On How Much Is Out There (it’s a lot) by Stella Pfahler

It’s around that time for us at SOTA, the curious period of time after winter break when us students are caught in a dry spell as to three-day weekends. Some of us have started to lament the numerous AP classes and tutoring sessions we signed on for, and classes have really kicked in, for the juniors especially. This is the time when grades really do matter, even more than before. Along with this pressure, we’ve begun to tentatively attend college fairs, sign up for testing sessions, and taken the first steps to the college search at large. It’s equal parts daunting and exciting, the first taste of a soon-to-be-real future and a world of opportunity.

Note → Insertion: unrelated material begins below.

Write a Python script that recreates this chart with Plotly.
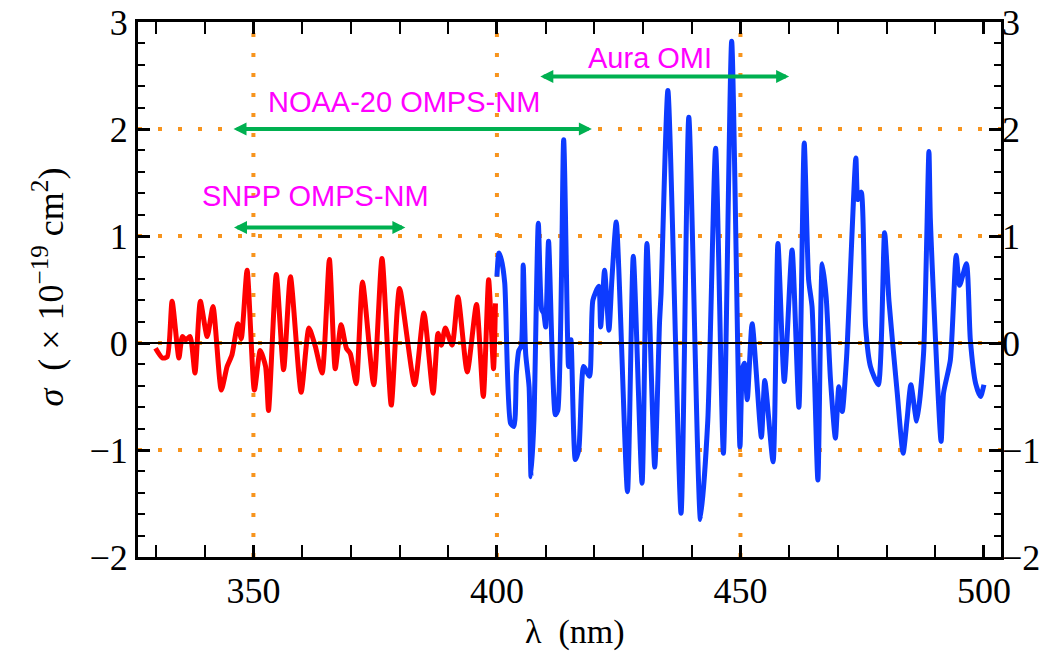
import plotly.graph_objects as go

# ---- data ----
red_x = [329.9, 331.3, 332.3, 333.3, 334.7, 335.4, 336.1, 337.0, 338.0, 339.1, 340.5, 341.7,
         343.4, 344.6, 345.6, 346.8, 347.5, 348.7, 350.2, 351.4, 352.5, 353.1, 354.7, 356.2,
         357.6, 359.8, 361.4, 362.7, 364.1, 365.6, 366.8, 368.0, 369.1, 369.9, 371.1, 372.4,
         374.7, 376.4, 378.3, 380.0, 383.1, 385.0, 386.9, 387.9, 388.6, 389.4, 390.8, 392.0,
         393.9, 395.8, 397.2, 398.3, 399.3, 399.7]
red_y = [-0.05, -0.14, -0.13, 0.39, -0.14, 0.06, 0.03, 0.06, -0.28, 0.39, 0.06, 0.34,
         -0.44, -0.22, -0.11, 0.18, 0.04, 0.68, -0.44, -0.07, -0.22, -0.63, 0.64, -0.25,
         0.62, -0.46, 0.14, -0.03, -0.28, 0.78, -0.24, 0.17, -0.05, -0.10, -0.38, 0.57,
         -0.39, 0.79, -0.58, 0.51, -0.39, 0.28, -0.47, 0.09, -0.02, 0.14, -0.02, 0.43,
         -0.27, 0.36, -0.50, 0.59, -0.24, 0.37]

blue_x = [400.0, 400.4, 400.9, 401.6, 402.8, 403.5, 404.0, 404.5, 405.0, 405.4, 405.9, 406.6,
          407.0, 407.6, 408.5, 409.2, 409.6, 410.0, 410.6, 412.0, 412.5, 413.7, 414.5, 414.7,
          415.2, 416.1, 416.8, 417.8, 419.0, 419.7, 420.9, 421.3, 422.1, 423.0, 423.6, 424.5,
          426.8, 428.0, 429.8, 430.8, 432.4, 433.4, 433.7, 435.1, 437.8, 439.4, 441.8, 443.3,
          444.9, 446.5, 448.2, 449.9, 450.4, 450.8, 451.4, 452.4, 454.3, 455.0, 456.7, 457.7,
          459.0, 460.6, 462.0, 463.1, 464.0, 464.7, 465.9, 466.8, 467.6, 468.5, 469.5, 470.2,
          470.9, 471.8, 473.7, 474.1, 474.8, 475.7, 476.7, 478.3, 479.6, 480.5, 482.2, 483.4,
          484.2, 485.0, 486.2, 487.6, 488.7, 489.0, 491.2, 491.7, 493.1, 494.3, 495.0, 496.4,
          497.2, 498.3, 499.3, 500.0]
blue_y = [0.62, 0.84, 0.78, 0.56, -0.75, -0.78, -0.28, -0.07, -0.03, 0.73, -0.10, -0.41,
          -1.25, -0.72, 1.12, 0.31, 0.28, 0.15, 0.95, -0.67, -0.63, 1.90, 0.06, -0.22,
          0.03, -1.09, -1.00, -0.22, -0.31, 0.40, 0.53, 0.15, 0.68, 0.12, 0.59, 1.13,
          -1.39, 0.81, -1.31, 0.93, -1.16, 0.21, 0.46, 2.36, -1.59, 2.11, -1.65, -0.72,
          1.82, -1.03, 2.82, -0.97, -0.25, -0.19, -0.53, 0.18, -0.88, -0.35, -1.11, 0.93,
          -0.36, 0.87, -0.60, 1.87, 0.59, 0.34, -1.28, 0.74, 0.43, -0.35, -0.89, -0.41,
          -0.64, -0.13, 1.73, 1.34, 1.41, 0.15, -0.22, -0.39, 1.03, 0.39, -0.47, -1.03,
          -0.72, -0.39, -0.73, -0.10, 1.79, 1.15, -0.92, -0.47, -0.16, 0.82, 0.54, 0.74,
          0.03, -0.38, -0.50, -0.39]

x_range = [326.3, 503.5]
y_range = [-2, 3]
y_ticks = [-2, -1, 0, 1, 2, 3]
grid_x = [350, 400, 450]
grid_y = [-1, 0, 1, 2]

# instrument ranges: (label, x_start, x_end, arrow_y, text_x, text_y)
instruments = [
    ("SNPP OMPS-NM", 345.7, 381.2, 1.08, 362.8, 1.37),
    ("NOAA-20 OMPS-NM", 345.6, 419.5, 2.0, 381.0, 2.25),
    ("Aura OMI", 408.6, 460.0, 2.49, 431.4, 2.66),
]

fig = go.Figure()
fig.add_trace(go.Scatter(x=red_x, y=red_y, mode="lines",
                         line=dict(color="#FF0000", width=5, shape="spline", smoothing=0.6),
                         showlegend=False))
fig.add_trace(go.Scatter(x=blue_x, y=blue_y, mode="lines",
                         line=dict(color="#0D3BFF", width=5, shape="spline", smoothing=0.6),
                         showlegend=False))
# zero line on top (also anchors right axis)
fig.add_trace(go.Scatter(x=x_range, y=[0, 0], mode="lines", yaxis="y2",
                         line=dict(color="black", width=2), showlegend=False,
                         hoverinfo="skip"))

orange = "#F7941D"
shapes = []
for gx in grid_x:
    shapes.append(dict(type="line", xref="x", yref="y", x0=gx, x1=gx, y0=y_range[0], y1=y_range[1],
                       line=dict(color=orange, width=4, dash="4px,16px"), layer="below"))
for gy in grid_y:
    shapes.append(dict(type="line", xref="x", yref="y", x0=x_range[0], x1=x_range[1], y0=gy, y1=gy,
                       line=dict(color=orange, width=4, dash="4px,16px"), layer="below"))

annotations = []
for label, xs, xe, ay, tx, ty in instruments:
    annotations.append(dict(x=xe, y=ay, ax=xs, ay=ay, xref="x", yref="y", axref="x", ayref="y",
                            text="", showarrow=True, arrowhead=2, startarrowhead=2,
                            arrowside="end+start", arrowsize=0.65, startarrowsize=0.65,
                            arrowwidth=4, arrowcolor="#00B050", standoff=0, startstandoff=0))
    annotations.append(dict(x=tx, y=ty, xref="x", yref="y", text=label, showarrow=False,
                            font=dict(family="Liberation Sans", size=29, color="#FF00FF"),
                            xanchor="center", yanchor="middle"))

annotations.append(dict(x=0.506, y=-0.14, xref="paper", yref="paper", showarrow=False,
                        text="λ&nbsp;&nbsp;(nm)", xanchor="center", yanchor="middle",
                        font=dict(family="Liberation Serif", size=34, color="black")))
annotations.append(dict(x=-0.104, y=0.504, xref="paper", yref="paper", showarrow=False,
                        text="<i>σ</i>&nbsp;&nbsp;(&nbsp;×&nbsp;10<sup>−19</sup>&nbsp;cm<sup>2</sup>)",
                        textangle=-90, xanchor="center", yanchor="middle",
                        font=dict(family="Liberation Serif", size=36, color="black")))

tick_font = dict(family="Liberation Serif", size=36, color="black")

# the page places the figure 8 px from the top-left corner, so margins are offset by 8 px
fig.update_layout(
    width=1054, height=655,
    margin=dict(l=130, r=61, t=14, b=106, autoexpand=False),
    paper_bgcolor="white", plot_bgcolor="white",
    shapes=shapes, annotations=annotations,
    xaxis=dict(range=x_range, tick0=350, dtick=50, ticks="inside", ticklen=12, tickwidth=2.5,
               tickcolor="black", showline=True, linewidth=3, linecolor="black", mirror="allticks",
               showgrid=False, zeroline=False, tickfont=tick_font, automargin=False,
               ticklabeloverflow="allow",
               minor=dict(dtick=10, tick0=350, ticks="inside", ticklen=7, tickwidth=2,
                          tickcolor="black", showgrid=False)),
    yaxis=dict(range=y_range, tickvals=y_ticks, ticks="inside", ticklen=12, tickwidth=2.5,
               tickcolor="black", showline=True, linewidth=3, linecolor="black", mirror="allticks",
               showgrid=False, zeroline=False, tickfont=tick_font, automargin=False,
               ticklabeloverflow="allow",
               minor=dict(dtick=0.2, tick0=0, ticks="inside", ticklen=7, tickwidth=2,
                          tickcolor="black", showgrid=False)),
    yaxis2=dict(range=y_range, tickvals=y_ticks, overlaying="y", side="right", anchor="x",
                ticks="", showline=False, showgrid=False, zeroline=False, tickfont=tick_font,
                automargin=False, ticklabeloverflow="allow"),
)

fig.write_html("out.html")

This new reality has prompted excited discussion in the junior class about our ambitions and plans for the future. We talk a lot about where in particular we’d like to pursue our higher education. Many of us feel like staying in California would be too close to home, and some say the same about neighboring states like Oregon. Similarly, some kids worry about going to school in New York or the northeastern region in general, but still feel obligated to pursue schooling there- isn’t that too far? How will I live on my own? The financial burden of going to school out-of-state- and so far away- weighs heavy.

So why not compromise, I ask? There’s a whole United States between just the coasts. Although it might not be the best idea to set your sights on Kansas State, there are plenty of reputable Southwestern and Southern schools of every variety to consider, as well as hundreds of outstanding Midwestern institutions. My peers and family members alike dismiss this. The widespread belief seems to be that you have a choice between Californian state colleges and over expensive liberal arts schools in Connecticut.

Aren’t those places you mentioned all racist and backwards? Do you really want to be somewhere where you have to drive? Why go to school outside of a city? These are some of the questions posed by my fellow students in addition to, well, every San Franciscan who knows I’ll begin the application process soon. There is a strange current of exclusionism that dominates our city. I reject the idea that the coasts are the only “worthwhile” places to pursue an education or establish oneself as an artist and community member. That’s ridiculous and robs us liberal-bubble-livers of whole worlds of opportunity- worlds that may include (gasp!) views that differ from ours.

Of course, I understand that there’s reasons for universities being where they are. Coastal cities have historically been places of exchange. Many universities are located where the colonies were first established, and so are much older, prestigious, and well-respected than those dotting the rural United States and Western regions. There are exponentially more artistic and intellectual opportunities in a city like New York City than in, say, Charleston or Santa Fe or Birmingham, that much is obvious.

In November of last year I spent several days in the great town of Nashville. Although awash with a strange capitalist music scene, and chock full of drunken bachelorette party attendees, the city has my heart in a way that few places do. I know that many creative writers, after taking a whirlwind tour of New Orleans, feel the same about that city.

The point is that there’s no reason to reject something or somewhere just because of the way you think you’re supposed to feel about it. I’m sure that many people reading this post will be nervous parents unsure of sending their child to an arts high school, and will be leaning toward more academic institutions like Lowell High School. If you remember that you have more options than you think, and are never stuck, you might just find your Nashville!